- DATA SUPPLIED:
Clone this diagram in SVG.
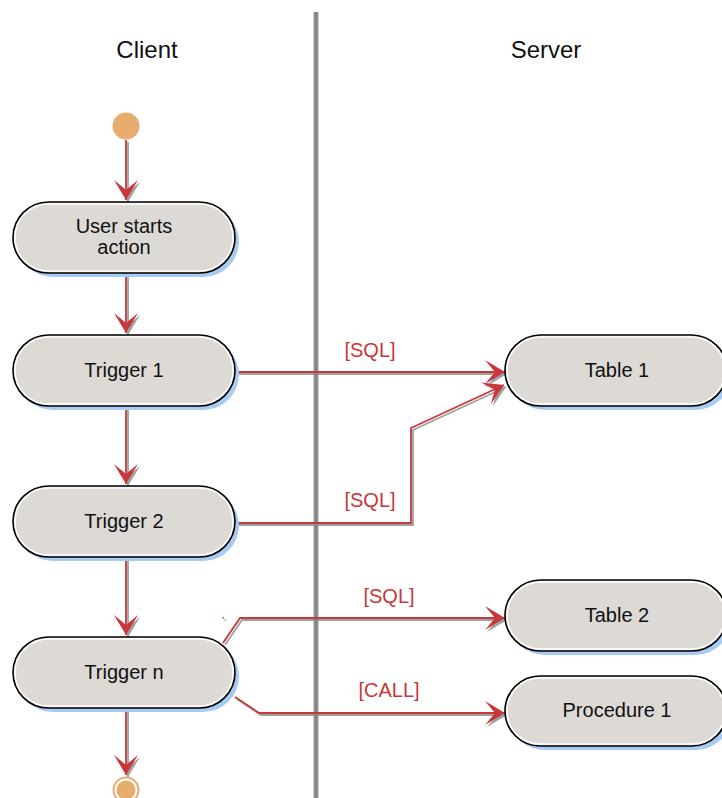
--
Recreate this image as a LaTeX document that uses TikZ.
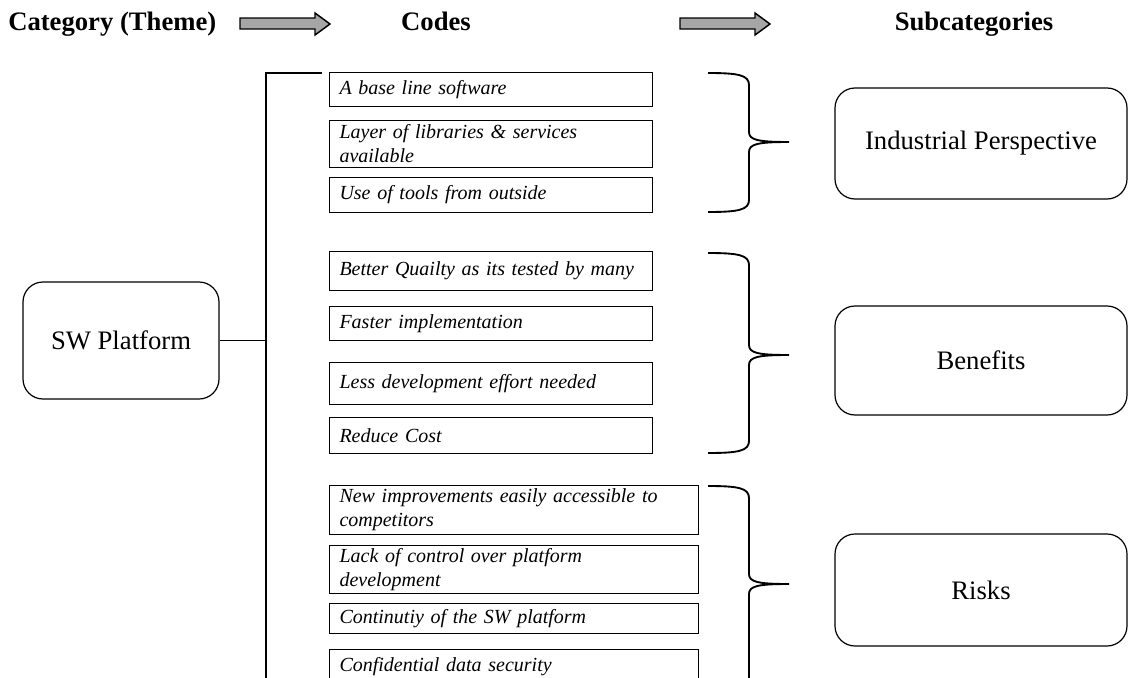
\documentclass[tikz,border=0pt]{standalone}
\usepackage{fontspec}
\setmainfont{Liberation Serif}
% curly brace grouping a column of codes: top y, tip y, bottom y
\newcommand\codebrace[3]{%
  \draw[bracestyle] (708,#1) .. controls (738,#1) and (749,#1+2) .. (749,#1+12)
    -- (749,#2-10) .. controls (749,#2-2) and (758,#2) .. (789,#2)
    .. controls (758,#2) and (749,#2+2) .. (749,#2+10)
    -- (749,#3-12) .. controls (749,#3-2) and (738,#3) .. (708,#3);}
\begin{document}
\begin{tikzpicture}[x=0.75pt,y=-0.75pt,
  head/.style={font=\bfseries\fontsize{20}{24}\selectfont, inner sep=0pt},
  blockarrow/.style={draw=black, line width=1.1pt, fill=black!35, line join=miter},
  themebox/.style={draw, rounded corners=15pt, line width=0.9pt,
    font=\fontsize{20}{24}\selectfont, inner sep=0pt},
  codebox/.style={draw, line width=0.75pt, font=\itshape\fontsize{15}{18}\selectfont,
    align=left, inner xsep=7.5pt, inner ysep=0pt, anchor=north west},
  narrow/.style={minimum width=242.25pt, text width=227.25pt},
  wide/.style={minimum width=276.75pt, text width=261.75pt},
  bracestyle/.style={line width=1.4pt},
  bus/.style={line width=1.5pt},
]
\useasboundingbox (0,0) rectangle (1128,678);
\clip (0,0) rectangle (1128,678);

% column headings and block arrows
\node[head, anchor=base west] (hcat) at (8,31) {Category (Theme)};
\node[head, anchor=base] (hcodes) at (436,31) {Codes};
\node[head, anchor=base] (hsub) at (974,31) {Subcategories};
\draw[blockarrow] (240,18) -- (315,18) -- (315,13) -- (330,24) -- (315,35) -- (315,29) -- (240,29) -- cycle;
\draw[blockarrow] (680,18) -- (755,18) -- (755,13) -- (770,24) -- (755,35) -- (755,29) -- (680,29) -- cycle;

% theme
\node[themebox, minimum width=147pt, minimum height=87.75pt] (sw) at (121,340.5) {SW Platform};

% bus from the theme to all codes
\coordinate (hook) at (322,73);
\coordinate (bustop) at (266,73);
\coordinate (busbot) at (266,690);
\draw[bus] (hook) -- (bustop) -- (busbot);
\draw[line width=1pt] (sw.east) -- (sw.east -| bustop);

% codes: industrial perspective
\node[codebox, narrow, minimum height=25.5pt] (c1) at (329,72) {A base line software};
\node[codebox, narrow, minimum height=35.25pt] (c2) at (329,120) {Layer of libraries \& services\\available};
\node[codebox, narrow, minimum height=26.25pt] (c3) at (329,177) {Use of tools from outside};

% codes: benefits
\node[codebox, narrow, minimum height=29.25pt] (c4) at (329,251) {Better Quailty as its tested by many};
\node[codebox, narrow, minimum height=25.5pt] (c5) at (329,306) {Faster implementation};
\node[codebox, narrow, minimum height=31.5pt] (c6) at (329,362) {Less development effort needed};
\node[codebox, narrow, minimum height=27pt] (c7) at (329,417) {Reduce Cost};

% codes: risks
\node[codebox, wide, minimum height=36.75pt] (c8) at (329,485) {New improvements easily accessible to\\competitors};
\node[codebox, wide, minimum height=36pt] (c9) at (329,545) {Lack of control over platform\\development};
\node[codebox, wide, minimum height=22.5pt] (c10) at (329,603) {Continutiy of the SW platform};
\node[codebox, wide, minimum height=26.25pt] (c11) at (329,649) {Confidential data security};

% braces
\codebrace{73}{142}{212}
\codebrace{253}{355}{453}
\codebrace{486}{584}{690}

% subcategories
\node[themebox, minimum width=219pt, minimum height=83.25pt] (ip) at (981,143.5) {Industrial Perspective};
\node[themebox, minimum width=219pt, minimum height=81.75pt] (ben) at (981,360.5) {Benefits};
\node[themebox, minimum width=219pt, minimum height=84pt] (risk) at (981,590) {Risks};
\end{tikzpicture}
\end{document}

- STATED GOAL: Above are some records. Report the number of their lines that include "this", and add nothing else.

- EXPECTED ANSWER: 2